As you can see, a function is no longer just a function but a state machine. Each time it is called or calls other asynchronous functions, the state machine performs certain calculations and state transitions. So where is the promised continuation? It is the object itself (this).
The implementation of CPS transformation is quite complex, especially when considering try-catch blocks. However, users don’t need to worry since all the complexity lies within the compiler. They just need to learn two keywords.
The answer: User-level Thread (Coroutine)
With the introduction of async/await
, the code has become much more concise, almost indistinguishable from synchronous code. Is it possible to make asynchronous code identical to synchronous code? Yes!
User-level threads completely discard the thread mechanism provided by the operating system, thereby avoiding the virtualization mechanism of the VM. For instance, in a hardware with 8 cores, 8 system threads are generated and N user threads are allocated to run on these 8 system threads. The scheduling of N user threads is executed within the user process, resulting in a significantly lower context switch cost compared to the operating system.

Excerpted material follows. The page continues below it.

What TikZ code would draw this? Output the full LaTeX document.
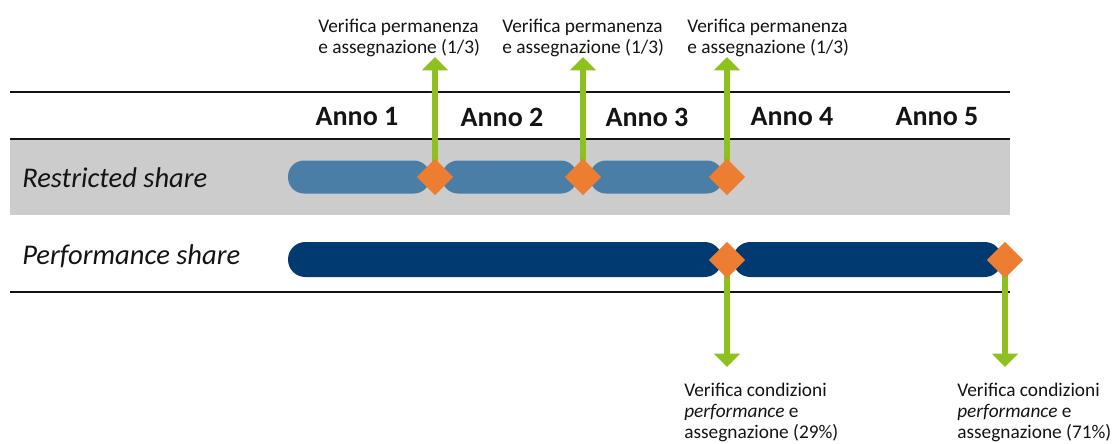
\documentclass[tikz,border=0pt]{standalone}
\usepackage{fontspec}
\setmainfont{Carlito}
\usetikzlibrary{shapes.geometric,arrows.meta}
\definecolor{bandgray}{RGB}{204,204,204}
\definecolor{rsblue}{RGB}{74,126,166}
\definecolor{psblue}{RGB}{0,58,112}
\definecolor{gateorange}{RGB}{237,125,49}
\definecolor{checkgreen}{RGB}{142,192,30}
\definecolor{inkgray}{RGB}{20,20,20}
\pgfdeclarelayer{band}
\pgfdeclarelayer{stem}
\pgfsetlayers{band,stem,main}
\tikzset{
  rbar/.style={fill=rsblue,rounded corners=12pt,minimum height=24.75pt,inner sep=0pt},
  pbar/.style={fill=psblue,rounded corners=13pt,minimum height=26.25pt,inner sep=0pt},
  gate/.style={shape=diamond,fill=gateorange,minimum width=27.5pt,minimum height=27.5pt,inner sep=0pt},
  checkarrow/.style={color=checkgreen,line width=5pt,-{Triangle[width=19pt,length=10pt]}},
  note/.style={align=left,anchor=base west,inner sep=0pt,text=inkgray,font=\fontsize{14.5}{15.5}\selectfont},
  year/.style={text=inkgray,font=\fontsize{21}{25}\selectfont\bfseries},
  rowlabel/.style={anchor=west,inner sep=0pt,text=inkgray,font=\fontsize{21.4}{25}\selectfont\itshape}
}
\begin{document}
\begin{tikzpicture}[x=0.75pt,y=-0.75pt]
\useasboundingbox (0,0) rectangle (1112,443);
% table
\begin{pgfonlayer}{band}
\fill[bandgray] (10,139) rectangle (1010,215);
\draw[inkgray,line width=1.3pt] (10,92) -- (1010,92) (10,139) -- (1010,139) (10,292) -- (1010,292);
\end{pgfonlayer}
\foreach \i in {1,...,5}
  \node[year](y\i) at (357+145*\i-145,117) {Anno \i};
\node[rowlabel](rlab) at (22,178) {Restricted share};
\node[rowlabel](plab) at (22,256) {Performance share};
% bars
\node[rbar,minimum width=106.5pt](r1) at (359,177) {};
\node[rbar,minimum width=101.25pt](r2) at (509.5,177) {};
\node[rbar,minimum width=99.75pt](r3) at (656.5,177) {};
\node[pbar,minimum width=325.5pt](p1) at (505,259.5) {};
\node[pbar,minimum width=201.75pt](p2) at (867.5,259.5) {};
% checks
\node[gate](g1) at (435,177) {};
\node[gate](g2) at (583,177) {};
\node[gate](g3) at (727,177) {};
\node[gate](g4) at (727,260) {};
\node[gate](g5) at (1005,260) {};
\coordinate (u1) at (435,57);
\coordinate (u2) at (583,57);
\coordinate (u3) at (727,57);
\coordinate (d4) at (727,367);
\coordinate (d5) at (1005,367);
\begin{pgfonlayer}{stem}
\draw[checkarrow] (g1.center) -- (u1);
\draw[checkarrow] (g2.center) -- (u2);
\draw[checkarrow] (g3.center) -- (u3);
\draw[checkarrow] (g4.center) -- (d4);
\draw[checkarrow] (g5.center) -- (d5);
\end{pgfonlayer}
% notes
\node[note](n1) at (318,53) {Verifica permanenza\\e assegnazione (1/3)};
\node[note](n2) at (502,53) {Verifica permanenza\\e assegnazione (1/3)};
\node[note](n3) at (687,53) {Verifica permanenza\\e assegnazione (1/3)};
\node[note](n4) at (684,438) {Verifica condizioni\\\textit{performance} e\\assegnazione (29\%)};
\node[note](n5) at (957,438) {Verifica condizioni\\\textit{performance} e\\assegnazione (71\%)};
\end{tikzpicture}
\end{document}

At the same time, any operations that could potentially block system-level threads, like sleep()
or recv()
, must not be accessed by user-level threads. Should these operations be blocked, one of the 8 system threads will also be blocked. The Go Runtime handles all such system calls by employing a unified event loop for polling and dispatching.
In addition, since user-level threads are lightweight, there is no need for a thread pool. If a thread is needed, it can be created directly. For example, in Java, a WebServer almost certainly has a thread pool, whereas Go can allocate a goroutine to handle each request.